Exercise prompt: Reproduce all the lines exactly as they stand, apart from the pictures.

[START]

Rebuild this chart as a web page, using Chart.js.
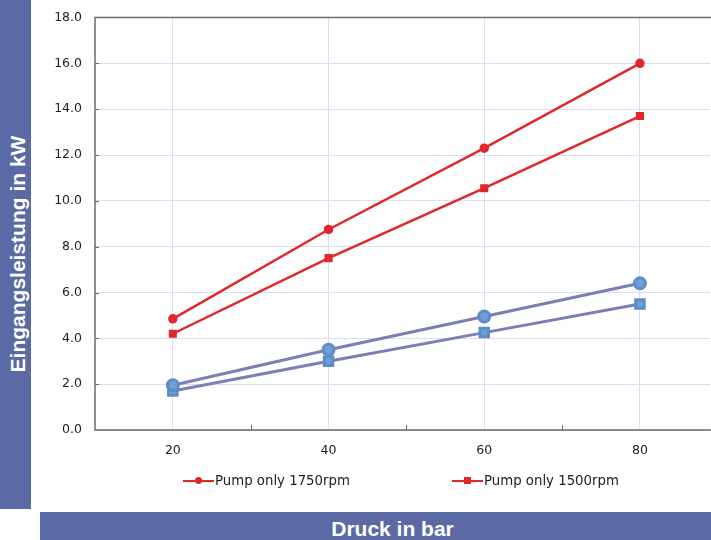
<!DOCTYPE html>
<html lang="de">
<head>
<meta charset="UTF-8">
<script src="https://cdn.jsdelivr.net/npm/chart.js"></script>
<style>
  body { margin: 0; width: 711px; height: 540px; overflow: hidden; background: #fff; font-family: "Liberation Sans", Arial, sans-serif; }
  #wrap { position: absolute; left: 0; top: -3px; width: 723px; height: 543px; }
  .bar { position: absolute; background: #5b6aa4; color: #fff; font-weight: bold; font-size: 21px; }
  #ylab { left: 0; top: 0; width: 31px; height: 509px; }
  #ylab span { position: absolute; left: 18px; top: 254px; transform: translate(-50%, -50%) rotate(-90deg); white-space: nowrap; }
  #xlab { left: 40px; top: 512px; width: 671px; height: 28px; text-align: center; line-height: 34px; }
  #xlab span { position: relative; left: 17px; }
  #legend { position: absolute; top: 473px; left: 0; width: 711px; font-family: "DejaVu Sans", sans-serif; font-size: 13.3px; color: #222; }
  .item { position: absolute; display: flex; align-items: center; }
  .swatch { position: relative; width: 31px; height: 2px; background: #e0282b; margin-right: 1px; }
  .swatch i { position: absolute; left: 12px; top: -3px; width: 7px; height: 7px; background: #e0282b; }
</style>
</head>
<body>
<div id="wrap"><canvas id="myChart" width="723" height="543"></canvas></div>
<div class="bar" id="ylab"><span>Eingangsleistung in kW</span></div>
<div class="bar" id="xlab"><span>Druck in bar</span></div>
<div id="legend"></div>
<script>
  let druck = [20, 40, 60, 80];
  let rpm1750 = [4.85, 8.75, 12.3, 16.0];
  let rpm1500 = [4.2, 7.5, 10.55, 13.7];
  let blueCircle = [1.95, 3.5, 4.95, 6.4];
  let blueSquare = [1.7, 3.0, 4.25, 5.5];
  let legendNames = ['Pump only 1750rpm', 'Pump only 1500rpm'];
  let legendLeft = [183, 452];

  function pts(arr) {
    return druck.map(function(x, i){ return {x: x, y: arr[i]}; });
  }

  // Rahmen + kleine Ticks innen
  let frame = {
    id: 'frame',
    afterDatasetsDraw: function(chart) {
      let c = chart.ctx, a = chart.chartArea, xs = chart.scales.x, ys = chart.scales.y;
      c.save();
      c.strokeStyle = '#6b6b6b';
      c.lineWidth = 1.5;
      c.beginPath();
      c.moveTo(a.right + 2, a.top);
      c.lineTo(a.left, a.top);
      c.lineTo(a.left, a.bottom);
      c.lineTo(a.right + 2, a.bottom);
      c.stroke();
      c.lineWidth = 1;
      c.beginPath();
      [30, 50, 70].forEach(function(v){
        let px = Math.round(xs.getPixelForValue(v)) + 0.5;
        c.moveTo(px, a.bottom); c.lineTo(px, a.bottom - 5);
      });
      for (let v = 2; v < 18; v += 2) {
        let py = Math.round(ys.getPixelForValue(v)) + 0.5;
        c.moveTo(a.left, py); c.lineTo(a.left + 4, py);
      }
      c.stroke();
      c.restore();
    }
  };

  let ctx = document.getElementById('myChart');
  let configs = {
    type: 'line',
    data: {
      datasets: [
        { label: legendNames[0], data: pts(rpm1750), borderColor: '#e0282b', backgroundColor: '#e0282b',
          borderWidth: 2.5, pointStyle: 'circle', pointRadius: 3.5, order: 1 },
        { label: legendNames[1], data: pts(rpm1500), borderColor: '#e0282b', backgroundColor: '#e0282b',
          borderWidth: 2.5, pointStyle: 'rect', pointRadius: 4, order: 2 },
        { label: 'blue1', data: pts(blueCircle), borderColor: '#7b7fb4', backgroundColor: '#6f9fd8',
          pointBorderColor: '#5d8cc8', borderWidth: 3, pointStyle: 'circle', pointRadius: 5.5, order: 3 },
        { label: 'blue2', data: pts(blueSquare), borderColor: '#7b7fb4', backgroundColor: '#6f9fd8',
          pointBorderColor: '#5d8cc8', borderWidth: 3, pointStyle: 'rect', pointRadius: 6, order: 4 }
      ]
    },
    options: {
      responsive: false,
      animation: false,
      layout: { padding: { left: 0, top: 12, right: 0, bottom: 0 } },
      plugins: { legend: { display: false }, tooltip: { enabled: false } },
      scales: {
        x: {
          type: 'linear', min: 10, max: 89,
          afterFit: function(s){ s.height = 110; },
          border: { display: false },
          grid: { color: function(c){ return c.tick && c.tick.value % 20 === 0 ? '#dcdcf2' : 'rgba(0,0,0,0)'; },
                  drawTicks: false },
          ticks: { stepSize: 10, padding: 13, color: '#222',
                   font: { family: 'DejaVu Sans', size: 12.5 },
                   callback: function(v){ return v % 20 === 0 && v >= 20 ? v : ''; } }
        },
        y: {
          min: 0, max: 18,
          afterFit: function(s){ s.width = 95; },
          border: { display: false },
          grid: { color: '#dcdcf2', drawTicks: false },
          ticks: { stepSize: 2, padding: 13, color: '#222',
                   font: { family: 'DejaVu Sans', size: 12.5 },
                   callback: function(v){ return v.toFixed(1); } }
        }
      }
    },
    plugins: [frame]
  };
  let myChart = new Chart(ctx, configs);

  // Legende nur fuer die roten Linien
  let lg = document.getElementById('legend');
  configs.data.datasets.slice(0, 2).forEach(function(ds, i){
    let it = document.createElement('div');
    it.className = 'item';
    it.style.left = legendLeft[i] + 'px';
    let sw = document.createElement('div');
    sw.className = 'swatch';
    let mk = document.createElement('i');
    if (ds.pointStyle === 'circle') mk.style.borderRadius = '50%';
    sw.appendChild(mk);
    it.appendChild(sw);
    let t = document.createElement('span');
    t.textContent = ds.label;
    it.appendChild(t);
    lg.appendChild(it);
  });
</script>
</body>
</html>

[END]

Task answer:
Rebuild this chart as a web page, using Chart.js.
<!DOCTYPE html>
<html lang="de">
<head>
<meta charset="UTF-8">
<script src="https://cdn.jsdelivr.net/npm/chart.js"></script>
<style>
  body { margin: 0; width: 711px; height: 540px; overflow: hidden; background: #fff; font-family: "Liberation Sans", Arial, sans-serif; }
  #wrap { position: absolute; left: 0; top: -3px; width: 723px; height: 543px; }
  .bar { position: absolute; background: #5b6aa4; color: #fff; font-weight: bold; font-size: 21px; }
  #ylab { left: 0; top: 0; width: 31px; height: 509px; }
  #ylab span { position: absolute; left: 18px; top: 254px; transform: translate(-50%, -50%) rotate(-90deg); white-space: nowrap; }
  #xlab { left: 40px; top: 512px; width: 671px; height: 28px; text-align: center; line-height: 34px; }
  #xlab span { position: relative; left: 17px; }
  #legend { position: absolute; top: 473px; left: 0; width: 711px; font-family: "DejaVu Sans", sans-serif; font-size: 13.3px; color: #222; }
  .item { position: absolute; display: flex; align-items: center; }
  .swatch { position: relative; width: 31px; height: 2px; background: #e0282b; margin-right: 1px; }
  .swatch i { position: absolute; left: 12px; top: -3px; width: 7px; height: 7px; background: #e0282b; }
</style>
</head>
<body>
<div id="wrap"><canvas id="myChart" width="723" height="543"></canvas></div>
<div class="bar" id="ylab"><span>Eingangsleistung in kW</span></div>
<div class="bar" id="xlab"><span>Druck in bar</span></div>
<div id="legend"></div>
<script>
  let druck = [20, 40, 60, 80];
  let rpm1750 = [4.85, 8.75, 12.3, 16.0];
  let rpm1500 = [4.2, 7.5, 10.55, 13.7];
  let blueCircle = [1.95, 3.5, 4.95, 6.4];
  let blueSquare = [1.7, 3.0, 4.25, 5.5];
  let legendNames = ['Pump only 1750rpm', 'Pump only 1500rpm'];
  let legendLeft = [183, 452];

  function pts(arr) {
    return druck.map(function(x, i){ return {x: x, y: arr[i]}; });
  }

  // Rahmen + kleine Ticks innen
  let frame = {
    id: 'frame',
    afterDatasetsDraw: function(chart) {
      let c = chart.ctx, a = chart.chartArea, xs = chart.scales.x, ys = chart.scales.y;
      c.save();
      c.strokeStyle = '#6b6b6b';
      c.lineWidth = 1.5;
      c.beginPath();
      c.moveTo(a.right + 2, a.top);
      c.lineTo(a.left, a.top);
      c.lineTo(a.left, a.bottom);
      c.lineTo(a.right + 2, a.bottom);
      c.stroke();
      c.lineWidth = 1;
      c.beginPath();
      [30, 50, 70].forEach(function(v){
        let px = Math.round(xs.getPixelForValue(v)) + 0.5;
        c.moveTo(px, a.bottom); c.lineTo(px, a.bottom - 5);
      });
      for (let v = 2; v < 18; v += 2) {
        let py = Math.round(ys.getPixelForValue(v)) + 0.5;
        c.moveTo(a.left, py); c.lineTo(a.left + 4, py);
      }
      c.stroke();
      c.restore();
    }
  };

  let ctx = document.getElementById('myChart');
  let configs = {
    type: 'line',
    data: {
      datasets: [
        { label: legendNames[0], data: pts(rpm1750), borderColor: '#e0282b', backgroundColor: '#e0282b',
          borderWidth: 2.5, pointStyle: 'circle', pointRadius: 3.5, order: 1 },
        { label: legendNames[1], data: pts(rpm1500), borderColor: '#e0282b', backgroundColor: '#e0282b',
          borderWidth: 2.5, pointStyle: 'rect', pointRadius: 4, order: 2 },
        { label: 'blue1', data: pts(blueCircle), borderColor: '#7b7fb4', backgroundColor: '#6f9fd8',
          pointBorderColor: '#5d8cc8', borderWidth: 3, pointStyle: 'circle', pointRadius: 5.5, order: 3 },
        { label: 'blue2', data: pts(blueSquare), borderColor: '#7b7fb4', backgroundColor: '#6f9fd8',
          pointBorderColor: '#5d8cc8', borderWidth: 3, pointStyle: 'rect', pointRadius: 6, order: 4 }
      ]
    },
    options: {
      responsive: false,
      animation: false,
      layout: { padding: { left: 0, top: 12, right: 0, bottom: 0 } },
      plugins: { legend: { display: false }, tooltip: { enabled: false } },
      scales: {
        x: {
          type: 'linear', min: 10, max: 89,
          afterFit: function(s){ s.height = 110; },
          border: { display: false },
          grid: { color: function(c){ return c.tick && c.tick.value % 20 === 0 ? '#dcdcf2' : 'rgba(0,0,0,0)'; },
                  drawTicks: false },
          ticks: { stepSize: 10, padding: 13, color: '#222',
                   font: { family: 'DejaVu Sans', size: 12.5 },
                   callback: function(v){ return v % 20 === 0 && v >= 20 ? v : ''; } }
        },
        y: {
          min: 0, max: 18,
          afterFit: function(s){ s.width = 95; },
          border: { display: false },
          grid: { color: '#dcdcf2', drawTicks: false },
          ticks: { stepSize: 2, padding: 13, color: '#222',
                   font: { family: 'DejaVu Sans', size: 12.5 },
                   callback: function(v){ return v.toFixed(1); } }
        }
      }
    },
    plugins: [frame]
  };
  let myChart = new Chart(ctx, configs);

  // Legende nur fuer die roten Linien
  let lg = document.getElementById('legend');
  configs.data.datasets.slice(0, 2).forEach(function(ds, i){
    let it = document.createElement('div');
    it.className = 'item';
    it.style.left = legendLeft[i] + 'px';
    let sw = document.createElement('div');
    sw.className = 'swatch';
    let mk = document.createElement('i');
    if (ds.pointStyle === 'circle') mk.style.borderRadius = '50%';
    sw.appendChild(mk);
    it.appendChild(sw);
    let t = document.createElement('span');
    t.textContent = ds.label;
    it.appendChild(t);
    lg.appendChild(it);
  });
</script>
</body>
</html>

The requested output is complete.